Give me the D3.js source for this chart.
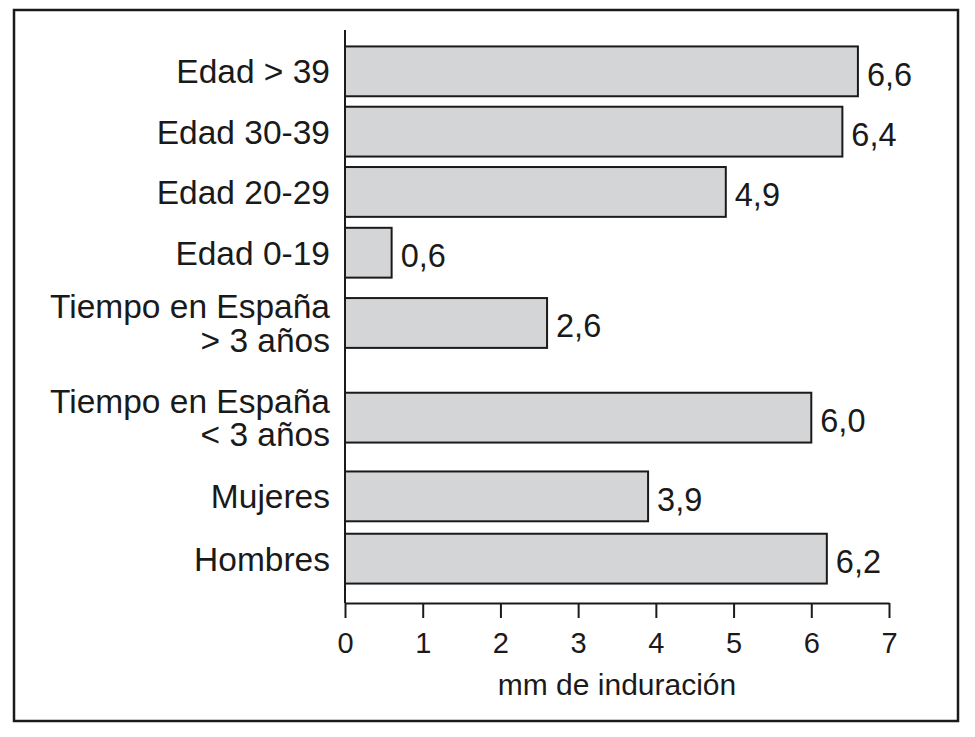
<!DOCTYPE html>
<html>
<head>
<meta charset="utf-8">
<script src="https://cdn.jsdelivr.net/npm/d3@7"></script>
<style>
  html, body { margin: 0; padding: 0; background: #fff; }
  svg { display: block; font-family: "Liberation Sans", Arial, Helvetica, sans-serif; }
</style>
</head>
<body>
<svg id="chart" width="975" height="737"></svg>
<script>
// ---- data ----
const categories = [
  "Edad > 39",
  "Edad 30-39",
  "Edad 20-29",
  "Edad 0-19",
  "Tiempo en España\n> 3 años",
  "Tiempo en España\n< 3 años",
  "Mujeres",
  "Hombres"
];
const values = [6.6, 6.4, 4.9, 0.6, 2.6, 6.0, 3.9, 6.2];
const valueLabels = ["6,6", "6,4", "4,9", "0,6", "2,6", "6,0", "3,9", "6,2"];
const tickValues = [0, 1, 2, 3, 4, 5, 6, 7];
const xTitle = "mm de induración";

// ---- layout (gaps between rows, in bar-height units) ----
const topPad = 0.33, bottomPad = 0.39;
const gapsAfter = [0.21, 0.21, 0.22, 0.41, 0.9, 0.58, 0.25];

const svg = d3.select("#chart");
const plotLeft = 345, plotRight = 889, plotTop = 30, plotBottom = 603;

// cumulative slot positions
const starts = [];
let acc = topPad;
categories.forEach((c, i) => { starts.push(acc); acc += 1 + (gapsAfter[i] || 0); });
const totalUnits = acc + bottomPad;

const yUnit = d3.scaleLinear().domain([0, totalUnits]).range([plotTop, plotBottom]);
const bandH = yUnit(1) - yUnit(0);
const x = d3.scaleLinear().domain([0, 7]).range([plotLeft, plotRight]);

// outer frame
svg.append("rect")
  .attr("x", 14).attr("y", 10).attr("width", 944).attr("height", 711)
  .attr("fill", "none").attr("stroke", "#1a1a1a").attr("stroke-width", 2.5);

// bars
const rows = svg.append("g").selectAll("g").data(categories).join("g");
rows.append("rect")
  .attr("x", x(0))
  .attr("y", (d, i) => yUnit(starts[i]))
  .attr("width", (d, i) => x(values[i]) - x(0))
  .attr("height", bandH)
  .attr("fill", "#d4d5d7")
  .attr("stroke", "#1a1a1a")
  .attr("stroke-width", 2);

// value labels
rows.append("text")
  .attr("x", (d, i) => x(values[i]) + 9)
  .attr("y", (d, i) => yUnit(starts[i]) + bandH / 2 + 14.5)
  .attr("font-size", 32.5)
  .attr("fill", "#1a1a1a")
  .text((d, i) => valueLabels[i]);

// category labels
const lineH = 33.4;
rows.append("text")
  .attr("text-anchor", "end")
  .attr("font-size", 33.5)
  .attr("fill", "#1a1a1a")
  .each(function (d, i) {
    const lines = d.split("\n");
    const cy = yUnit(starts[i]) + bandH / 2;
    const first = cy + 12 - (lines.length - 1) * lineH / 2;
    lines.forEach((ln, j) => {
      d3.select(this).append("tspan")
        .attr("x", 330)
        .attr("y", first + j * lineH)
        .text(ln);
    });
  });

// y axis line
svg.append("line")
  .attr("x1", plotLeft).attr("x2", plotLeft)
  .attr("y1", plotTop).attr("y2", plotBottom)
  .attr("stroke", "#1a1a1a").attr("stroke-width", 2);

// x axis
const xAxis = d3.axisBottom(x).tickValues(tickValues).tickSize(15).tickSizeOuter(0)
  .tickFormat(d3.format("d"));
const gx = svg.append("g").attr("transform", `translate(0,${plotBottom})`).call(xAxis);
gx.select(".domain").attr("stroke", "#1a1a1a").attr("stroke-width", 2);
gx.selectAll(".tick line").attr("stroke", "#1a1a1a").attr("stroke-width", 2);
gx.selectAll(".tick text")
  .attr("font-size", 29)
  .attr("font-family", "Liberation Sans, Arial, sans-serif")
  .attr("fill", "#1a1a1a")
  .attr("dy", null)
  .attr("y", 50);

// x title
svg.append("text")
  .attr("x", (plotLeft + plotRight) / 2)
  .attr("y", 695)
  .attr("text-anchor", "middle")
  .attr("font-size", 30)
  .attr("fill", "#1a1a1a")
  .text(xTitle);
</script>
</body>
</html>
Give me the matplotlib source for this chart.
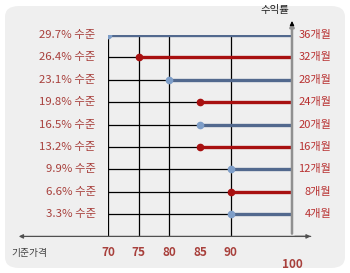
import matplotlib.pyplot as plt
from matplotlib.patches import FancyBboxPatch

plt.rcParams['font.family'] = ['Noto Sans CJK KR', 'DejaVu Sans']

# data (top row first)
months = ['36개월', '32개월', '28개월', '24개월', '20개월', '16개월', '12개월', '8개월', '4개월']
levels = ['29.7% 수준', '26.4% 수준', '23.1% 수준', '19.8% 수준', '16.5% 수준',
          '13.2% 수준', '9.9% 수준', '6.6% 수준', '3.3% 수준']
start = [70, 75, 80, 85, 85, 85, 90, 90, 90]
xticks = [70, 75, 80, 85, 90]

blue = '#52698e'
blue_dot = '#7e9ec8'
red = '#a81010'
txt_red = '#a8403c'

fig = plt.figure(figsize=(3.5, 2.73), dpi=100)
fig.patch.set_facecolor('white')

bg = FancyBboxPatch((5 / 350, 5 / 273), 340 / 350, 262 / 273,
                    boxstyle='round,pad=0,rounding_size=0.04',
                    transform=fig.transFigure, facecolor='#efefef',
                    edgecolor='none', zorder=-5)
fig.patches.append(bg)

ax = fig.add_axes([108 / 350, 1 - 236.4 / 273, 184 / 350, (236.4 - 35) / 273])
ax.set_xlim(70, 100)
ax.set_ylim(0, 9)
ax.axis('off')

n = len(months)
for i in range(n):
    y = n - i
    ax.plot([70, 100], [y, y], color='black', lw=0.9, zorder=2)
    c = blue if i % 2 == 0 else red
    dc = blue_dot if i % 2 == 0 else red
    ax.plot([start[i], 100], [y, y], color=c, lw=2.4, zorder=3,
            solid_capstyle='butt')
    ax.plot(start[i], y, 'o', color=dc, ms=4.5, zorder=4)
    ax.text(68.0, y, levels[i], ha='right', va='center', fontsize=8.2,
            color=txt_red)
    ax.text(106.4, y, months[i], ha='right', va='center', fontsize=8,
            color='#b83030')

for v in [70, 75, 80, 90]:
    ax.plot([v, v], [0, 9], color='black', lw=0.9, zorder=2)

# vertical axis at 100
ax.annotate('', xy=(100, 9.7), xytext=(100, 0),
            arrowprops=dict(arrowstyle='-|>', color='#909090', lw=1.8,
                            mutation_scale=6),
            annotation_clip=False, zorder=5)
ax.annotate('', xy=(100, 9.75), xytext=(100, 9.3),
            arrowprops=dict(arrowstyle='-|>', color='black', lw=0.8,
                            mutation_scale=6),
            annotation_clip=False, zorder=6)
ax.text(97.2, 10.1, '수익률', ha='center', va='center', fontsize=7.5,
        color='#222222')

# horizontal axis with arrows both ends
ax.annotate('', xy=(55.0, 0), xytext=(103.5, 0),
            arrowprops=dict(arrowstyle='-|>', color='#505050', lw=0.9,
                            mutation_scale=6),
            annotation_clip=False, zorder=2)
ax.annotate('', xy=(103.5, 0), xytext=(100, 0),
            arrowprops=dict(arrowstyle='-|>', color='#505050', lw=0.9,
                            mutation_scale=6),
            annotation_clip=False, zorder=2)
ax.text(54.3, -0.74, '기준가격', ha='left', va='center', fontsize=7,
        color='#404040')

for v in xticks:
    ax.text(v, -0.74, str(v), ha='center', va='center', fontsize=8.5,
            color=txt_red, fontweight='bold')
ax.text(100, -1.25, '100', ha='center', va='center', fontsize=8.5,
        color=txt_red, fontweight='bold')

fig.savefig('out.png', dpi=100, facecolor='white')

Exercise description:
Copy every line in the entries above that has the string "chart" in it.

Written answer:
Give me the D3.js source for this chart.
<svg id="chart" width="975" height="737"></svg>
const svg = d3.select("#chart");
Give me the matplotlib source for this chart.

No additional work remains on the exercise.